### Material
####################

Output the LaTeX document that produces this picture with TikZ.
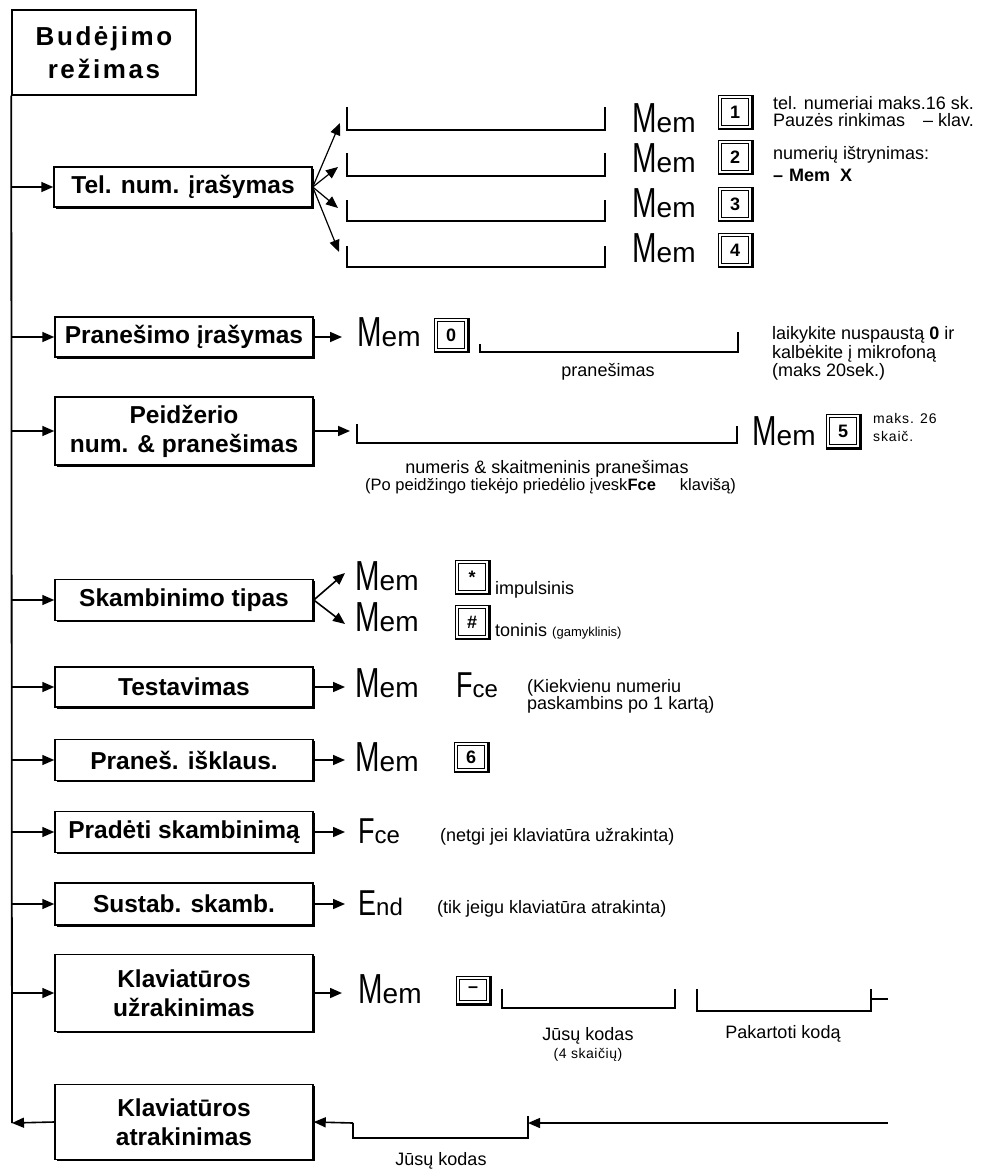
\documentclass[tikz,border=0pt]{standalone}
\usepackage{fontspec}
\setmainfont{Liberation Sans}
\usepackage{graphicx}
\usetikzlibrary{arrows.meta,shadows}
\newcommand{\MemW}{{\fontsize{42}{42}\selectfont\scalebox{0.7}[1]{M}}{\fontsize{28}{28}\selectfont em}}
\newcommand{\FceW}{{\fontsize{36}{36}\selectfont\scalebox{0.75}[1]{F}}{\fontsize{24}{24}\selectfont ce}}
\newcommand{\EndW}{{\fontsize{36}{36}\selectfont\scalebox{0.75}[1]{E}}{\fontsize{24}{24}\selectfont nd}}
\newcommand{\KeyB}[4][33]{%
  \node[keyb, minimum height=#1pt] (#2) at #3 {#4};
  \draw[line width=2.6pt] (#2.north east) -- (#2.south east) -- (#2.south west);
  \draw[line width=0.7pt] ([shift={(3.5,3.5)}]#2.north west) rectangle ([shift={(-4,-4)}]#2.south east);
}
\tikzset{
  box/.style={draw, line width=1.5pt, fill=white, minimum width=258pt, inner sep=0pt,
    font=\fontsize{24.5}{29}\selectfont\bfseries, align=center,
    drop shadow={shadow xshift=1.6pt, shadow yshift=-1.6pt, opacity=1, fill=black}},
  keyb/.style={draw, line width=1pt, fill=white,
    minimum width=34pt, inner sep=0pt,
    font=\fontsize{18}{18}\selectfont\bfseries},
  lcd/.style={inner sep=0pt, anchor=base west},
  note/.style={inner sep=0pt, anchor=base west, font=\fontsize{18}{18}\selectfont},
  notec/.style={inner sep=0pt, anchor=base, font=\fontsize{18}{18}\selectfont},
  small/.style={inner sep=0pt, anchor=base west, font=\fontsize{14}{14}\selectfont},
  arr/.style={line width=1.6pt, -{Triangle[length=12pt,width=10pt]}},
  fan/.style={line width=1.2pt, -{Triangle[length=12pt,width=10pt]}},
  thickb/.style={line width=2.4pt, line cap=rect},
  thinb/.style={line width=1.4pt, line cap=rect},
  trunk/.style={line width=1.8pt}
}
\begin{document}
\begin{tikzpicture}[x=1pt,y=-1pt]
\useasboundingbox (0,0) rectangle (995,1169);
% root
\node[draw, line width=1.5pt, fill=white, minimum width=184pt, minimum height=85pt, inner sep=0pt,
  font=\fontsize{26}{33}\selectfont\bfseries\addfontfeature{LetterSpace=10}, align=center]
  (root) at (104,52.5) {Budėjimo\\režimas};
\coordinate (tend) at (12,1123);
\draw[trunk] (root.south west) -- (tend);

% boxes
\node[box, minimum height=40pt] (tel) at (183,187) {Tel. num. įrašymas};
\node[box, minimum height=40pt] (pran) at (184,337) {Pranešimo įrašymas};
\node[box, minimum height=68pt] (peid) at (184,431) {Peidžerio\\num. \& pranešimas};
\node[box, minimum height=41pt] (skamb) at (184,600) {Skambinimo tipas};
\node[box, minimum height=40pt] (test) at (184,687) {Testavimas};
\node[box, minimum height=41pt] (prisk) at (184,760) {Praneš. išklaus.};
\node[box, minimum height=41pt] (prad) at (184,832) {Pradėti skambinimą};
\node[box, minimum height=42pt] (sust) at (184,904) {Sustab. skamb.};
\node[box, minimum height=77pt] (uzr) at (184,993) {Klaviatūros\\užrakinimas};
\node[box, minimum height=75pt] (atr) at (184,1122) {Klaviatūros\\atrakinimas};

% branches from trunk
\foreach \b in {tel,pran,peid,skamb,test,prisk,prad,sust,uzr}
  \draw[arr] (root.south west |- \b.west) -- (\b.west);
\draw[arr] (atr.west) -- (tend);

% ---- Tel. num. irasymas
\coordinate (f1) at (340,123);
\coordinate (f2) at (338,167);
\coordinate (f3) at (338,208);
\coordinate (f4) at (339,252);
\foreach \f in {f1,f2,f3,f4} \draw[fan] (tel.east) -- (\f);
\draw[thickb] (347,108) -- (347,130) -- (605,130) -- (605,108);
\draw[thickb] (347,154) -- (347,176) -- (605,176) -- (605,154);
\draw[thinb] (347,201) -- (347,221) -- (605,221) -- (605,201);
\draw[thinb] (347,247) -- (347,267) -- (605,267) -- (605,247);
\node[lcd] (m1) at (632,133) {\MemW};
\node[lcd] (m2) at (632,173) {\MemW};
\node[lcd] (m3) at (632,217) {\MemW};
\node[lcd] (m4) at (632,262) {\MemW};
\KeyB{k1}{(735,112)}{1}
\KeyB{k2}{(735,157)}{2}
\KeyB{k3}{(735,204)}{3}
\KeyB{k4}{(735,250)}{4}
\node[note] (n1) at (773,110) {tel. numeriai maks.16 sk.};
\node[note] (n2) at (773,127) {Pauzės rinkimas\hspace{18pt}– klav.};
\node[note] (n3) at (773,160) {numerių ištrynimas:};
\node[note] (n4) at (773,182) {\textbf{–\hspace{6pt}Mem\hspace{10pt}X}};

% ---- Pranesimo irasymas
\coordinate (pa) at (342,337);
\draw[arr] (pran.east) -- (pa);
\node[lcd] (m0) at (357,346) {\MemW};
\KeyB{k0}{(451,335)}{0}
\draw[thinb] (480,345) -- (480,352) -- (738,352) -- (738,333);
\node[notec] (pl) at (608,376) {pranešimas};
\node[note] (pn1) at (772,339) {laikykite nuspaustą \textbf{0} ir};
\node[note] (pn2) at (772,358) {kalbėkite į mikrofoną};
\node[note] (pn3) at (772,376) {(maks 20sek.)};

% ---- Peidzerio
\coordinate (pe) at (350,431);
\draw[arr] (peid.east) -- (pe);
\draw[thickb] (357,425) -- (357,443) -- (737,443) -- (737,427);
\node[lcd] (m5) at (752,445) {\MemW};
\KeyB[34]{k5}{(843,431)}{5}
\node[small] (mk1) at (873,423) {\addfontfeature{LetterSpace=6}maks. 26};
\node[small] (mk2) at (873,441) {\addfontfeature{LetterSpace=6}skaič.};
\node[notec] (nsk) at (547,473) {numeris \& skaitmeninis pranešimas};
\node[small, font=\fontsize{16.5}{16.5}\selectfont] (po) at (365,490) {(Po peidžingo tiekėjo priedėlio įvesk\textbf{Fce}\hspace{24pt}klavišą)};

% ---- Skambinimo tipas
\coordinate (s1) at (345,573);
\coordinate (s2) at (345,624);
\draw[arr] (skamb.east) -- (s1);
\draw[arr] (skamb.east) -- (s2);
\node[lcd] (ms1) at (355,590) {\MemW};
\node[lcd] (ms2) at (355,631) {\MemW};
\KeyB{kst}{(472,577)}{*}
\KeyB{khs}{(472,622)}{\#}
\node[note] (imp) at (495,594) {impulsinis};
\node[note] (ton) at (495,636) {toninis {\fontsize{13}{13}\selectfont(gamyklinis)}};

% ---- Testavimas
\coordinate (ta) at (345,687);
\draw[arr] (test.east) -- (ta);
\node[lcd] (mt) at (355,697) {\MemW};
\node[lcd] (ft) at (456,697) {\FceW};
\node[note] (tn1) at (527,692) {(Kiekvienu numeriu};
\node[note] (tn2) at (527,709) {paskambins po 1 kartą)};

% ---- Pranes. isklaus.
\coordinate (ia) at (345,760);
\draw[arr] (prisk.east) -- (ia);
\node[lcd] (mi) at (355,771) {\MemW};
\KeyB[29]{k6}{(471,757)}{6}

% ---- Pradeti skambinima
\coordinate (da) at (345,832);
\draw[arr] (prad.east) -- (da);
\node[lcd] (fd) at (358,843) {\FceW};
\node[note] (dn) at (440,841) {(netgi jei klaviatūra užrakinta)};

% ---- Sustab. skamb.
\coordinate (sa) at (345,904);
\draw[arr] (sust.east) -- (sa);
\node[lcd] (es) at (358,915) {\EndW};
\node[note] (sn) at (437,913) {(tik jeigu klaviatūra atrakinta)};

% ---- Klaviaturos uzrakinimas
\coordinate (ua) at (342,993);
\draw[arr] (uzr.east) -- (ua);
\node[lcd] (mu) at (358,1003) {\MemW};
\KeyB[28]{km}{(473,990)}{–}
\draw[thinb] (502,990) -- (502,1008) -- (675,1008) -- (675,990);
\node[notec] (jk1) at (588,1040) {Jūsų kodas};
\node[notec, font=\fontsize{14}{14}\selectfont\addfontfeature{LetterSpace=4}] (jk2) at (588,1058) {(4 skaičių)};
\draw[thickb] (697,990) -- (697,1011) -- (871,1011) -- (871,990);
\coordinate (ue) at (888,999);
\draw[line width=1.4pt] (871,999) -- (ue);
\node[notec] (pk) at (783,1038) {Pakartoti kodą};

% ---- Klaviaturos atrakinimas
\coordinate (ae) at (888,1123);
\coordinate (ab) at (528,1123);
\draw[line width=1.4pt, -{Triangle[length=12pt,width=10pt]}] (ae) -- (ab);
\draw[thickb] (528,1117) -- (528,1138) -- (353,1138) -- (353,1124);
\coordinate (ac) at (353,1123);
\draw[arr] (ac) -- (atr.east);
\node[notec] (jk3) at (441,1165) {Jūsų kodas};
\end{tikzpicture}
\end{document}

####################

### Exercise goal
Take the material above from its first line through the line holding "(root.south west) -- (tend);" and set it down exactly, without the pictures.

### Task result
Output the LaTeX document that produces this picture with TikZ.
\documentclass[tikz,border=0pt]{standalone}
\usepackage{fontspec}
\setmainfont{Liberation Sans}
\usepackage{graphicx}
\usetikzlibrary{arrows.meta,shadows}
\newcommand{\MemW}{{\fontsize{42}{42}\selectfont\scalebox{0.7}[1]{M}}{\fontsize{28}{28}\selectfont em}}
\newcommand{\FceW}{{\fontsize{36}{36}\selectfont\scalebox{0.75}[1]{F}}{\fontsize{24}{24}\selectfont ce}}
\newcommand{\EndW}{{\fontsize{36}{36}\selectfont\scalebox{0.75}[1]{E}}{\fontsize{24}{24}\selectfont nd}}
\newcommand{\KeyB}[4][33]{%
  \node[keyb, minimum height=#1pt] (#2) at #3 {#4};
  \draw[line width=2.6pt] (#2.north east) -- (#2.south east) -- (#2.south west);
  \draw[line width=0.7pt] ([shift={(3.5,3.5)}]#2.north west) rectangle ([shift={(-4,-4)}]#2.south east);
}
\tikzset{
  box/.style={draw, line width=1.5pt, fill=white, minimum width=258pt, inner sep=0pt,
    font=\fontsize{24.5}{29}\selectfont\bfseries, align=center,
    drop shadow={shadow xshift=1.6pt, shadow yshift=-1.6pt, opacity=1, fill=black}},
  keyb/.style={draw, line width=1pt, fill=white,
    minimum width=34pt, inner sep=0pt,
    font=\fontsize{18}{18}\selectfont\bfseries},
  lcd/.style={inner sep=0pt, anchor=base west},
  note/.style={inner sep=0pt, anchor=base west, font=\fontsize{18}{18}\selectfont},
  notec/.style={inner sep=0pt, anchor=base, font=\fontsize{18}{18}\selectfont},
  small/.style={inner sep=0pt, anchor=base west, font=\fontsize{14}{14}\selectfont},
  arr/.style={line width=1.6pt, -{Triangle[length=12pt,width=10pt]}},
  fan/.style={line width=1.2pt, -{Triangle[length=12pt,width=10pt]}},
  thickb/.style={line width=2.4pt, line cap=rect},
  thinb/.style={line width=1.4pt, line cap=rect},
  trunk/.style={line width=1.8pt}
}
\begin{document}
\begin{tikzpicture}[x=1pt,y=-1pt]
\useasboundingbox (0,0) rectangle (995,1169);
% root
\node[draw, line width=1.5pt, fill=white, minimum width=184pt, minimum height=85pt, inner sep=0pt,
  font=\fontsize{26}{33}\selectfont\bfseries\addfontfeature{LetterSpace=10}, align=center]
  (root) at (104,52.5) {Budėjimo\\režimas};
\coordinate (tend) at (12,1123);
\draw[trunk] (root.south west) -- (tend);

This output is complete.